Pork & Charcuterie Wine Pairing
Pork and charcuterie have versatile textures, fat levels, and seasoning, making them excellent with a wide range of wines. The key is to balance acidity, tannins, and fruitiness based on the dish's richness and saltiness.
Roast Pork (Pork Loin, Pork Belly, or Pork Roast)
Roast pork dishes tend to have a rich, savory profile that pairs wonderfully with wines that have both acidity and structure to balance the fatty richness.
Pinot Noir (Burgundy, Oregon, California): Pinot Noir is a classic choice for roast pork, especially when served with herb rubs or apple-based sauces. The light tannins, acidity, and earthy flavors complement the savory flavors of the meat without overpowering it.
Opt instead for an Italian Barbera if served with a sweet glaze, or Spanish/Frenche Grenache if the roast pork has a bit of spice. Other alternatives include Carignan or Zweigelt
Pork with Sweet or Fruity Sauces (Pork with Apples, Plums, or Cranberry)
When pork is served with sweet or fruit-based sauces, like apple sauce, plum glaze, or cranberry chutney, you'll want a wine that has enough acidity and fruitiness to balance both the sweetness of the sauce and the richness of the pork.
Riesling (Off-dry or Kabinett): The off-dry profile of Riesling complements both the sweetness of the sauce and the rich pork, while the acidity refreshes the palate between bites.
Gamay (Beaujolais): With its bright fruitiness and light tannins, Gamay complements roast pork with fruit sauces, like apple chutney or plum glaze. It pairs especially well with grilled pork with a sweet marinade.
Charcuterie (Cured Meats, Sausages, & Paté) 🧀🥖
Charcuterie is all about saltiness, smokiness, and umami. You need wines that can cut through the richness, while also enhancing the savory flavors of meats like salami, prosciutto, saucisson, and paté.

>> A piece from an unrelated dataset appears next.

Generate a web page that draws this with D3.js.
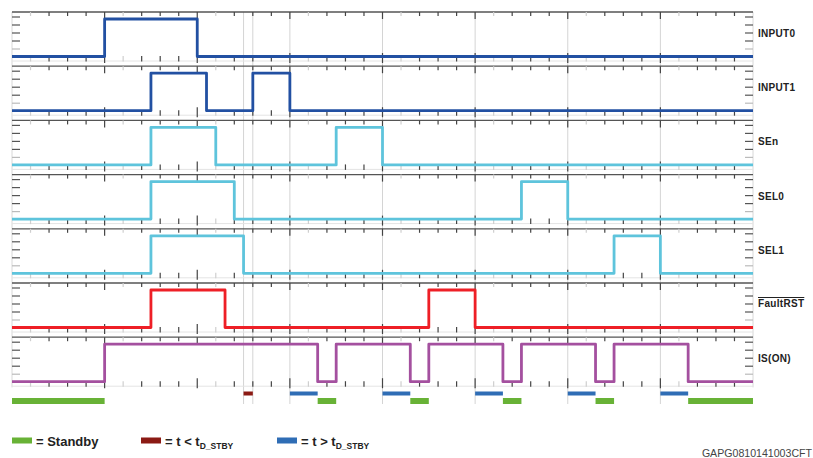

Garnacha/Grenache (Spain, Southern Rhône): Garnacha works wonders with a wide range of charcuterie, especially salami, chorizo, and prosciutto. Its juicy, fruity character and spicy undertones complement the rich, salty meats, while its acidity cuts through the fat.
Cinsault (Southern France, Languedoc): The light, fruity profile of Cinsault pairs well with charcuterie, particularly milder cured meats like prosciutto or capicola. It’s an excellent match for dry-cured sausages and meats with a more delicate flavor.
Champagne (NV Brut or Extra Brut): Champagne (especially a dry or extra brut style) works surprisingly well with charcuterie, especially fatty meats like salami or prosciutto. The effervescence refreshes the palate between bites, and the acidity complements the saltiness of the meats.
Smoked or Grilled Pork (Smoked Pork Ribs, Pulled Pork)
Smoked and grilled pork dishes have a bold flavor that pairs best with full-bodied reds or wines with good acidity to cut through the richness and smokiness.
Syrah/Shiraz (Northern Rhône, Australia): The smoky, peppery notes of Syrah are a perfect match for grilled or smoked pork, especially pulled pork or smoked ribs. It enhances the grilled flavors while complementing the fatty richness.
Zinfandel (California): Zinfandel’s fruit-forward character and spicy kick are ideal with smoked pork. Whether it’s BBQ pulled pork or smoked ribs, the spice of the wine pairs wonderfully with the sweet and smoky flavors.
Carignan (Languedoc, Spain): Carignan is an excellent pairing for smoked pork, thanks to its bold tannins, earthy tones, and acidity, which balance the richness and smokiness of the meat. It pairs particularly well with smoked ribs or spicy sausage.